Même interrogation chez Guillaume Poupard, ancien patron de l’Anssi, qui expliquait un peu plus tôt, dans un post LinkedIn, que « certains (pays de l’UE, NDLR) ne veulent surtout pas prendre le risque de réduire leurs rentrées fiscales, d’autres sont prêts à tout pour continuer à vendre des voitures de luxe ou importer du GNL, beaucoup ont pour priorité – légitime – leur protection militaire par l’OTAN dans un contexte géopolitique particulièrement tendu ». Ce qui entraînera des jours encore plus sombres pour l’Europe du numérique, écrit celui qui est directeur général adjoint de Docaposte.
« Si nous échouons à faire en sorte que les données les plus sensibles soient traitées au juste niveau, l’ensemble des enjeux à venir, et notamment celui de l’intelligence artificielle, sont voués à se résumer à un renforcement permanent de notre vassalité numérique, quelle que soit la productivité réglementaire européenne », s’alarme-t-il.
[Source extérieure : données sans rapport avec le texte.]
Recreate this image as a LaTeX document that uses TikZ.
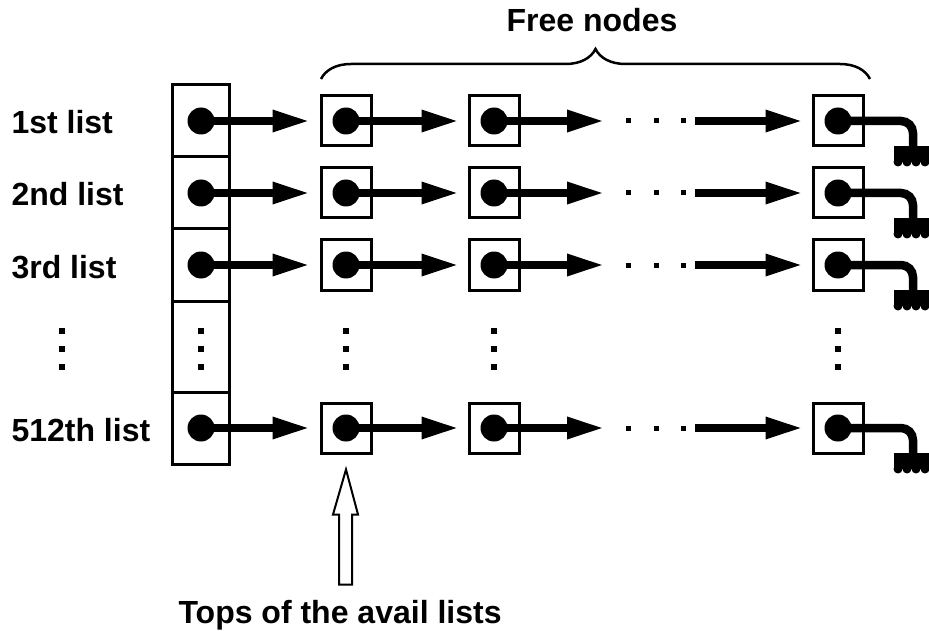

La messe n’est pourtant pas encore dite. La pression de part et d’autre devrait encore être forte sur les experts qui négocient l’EUCS jusqu’au vote – qui devrait avoir lieu en juin, selon Contexte. Une fois validé, le texte devra encore passer par le Conseil de l’Union européenne, et recevoir le feu vert de la Commission européenne.
Note de la rédaction : cet article, publié initialement mercredi 17 avril, a été modifié à la suite de l’article de Contexte du 18 avril 2024, qui révèle que Paris a obtenu le report au mois de juin du vote – Reuters indiquait que le vote aurait lieu au mois de mai.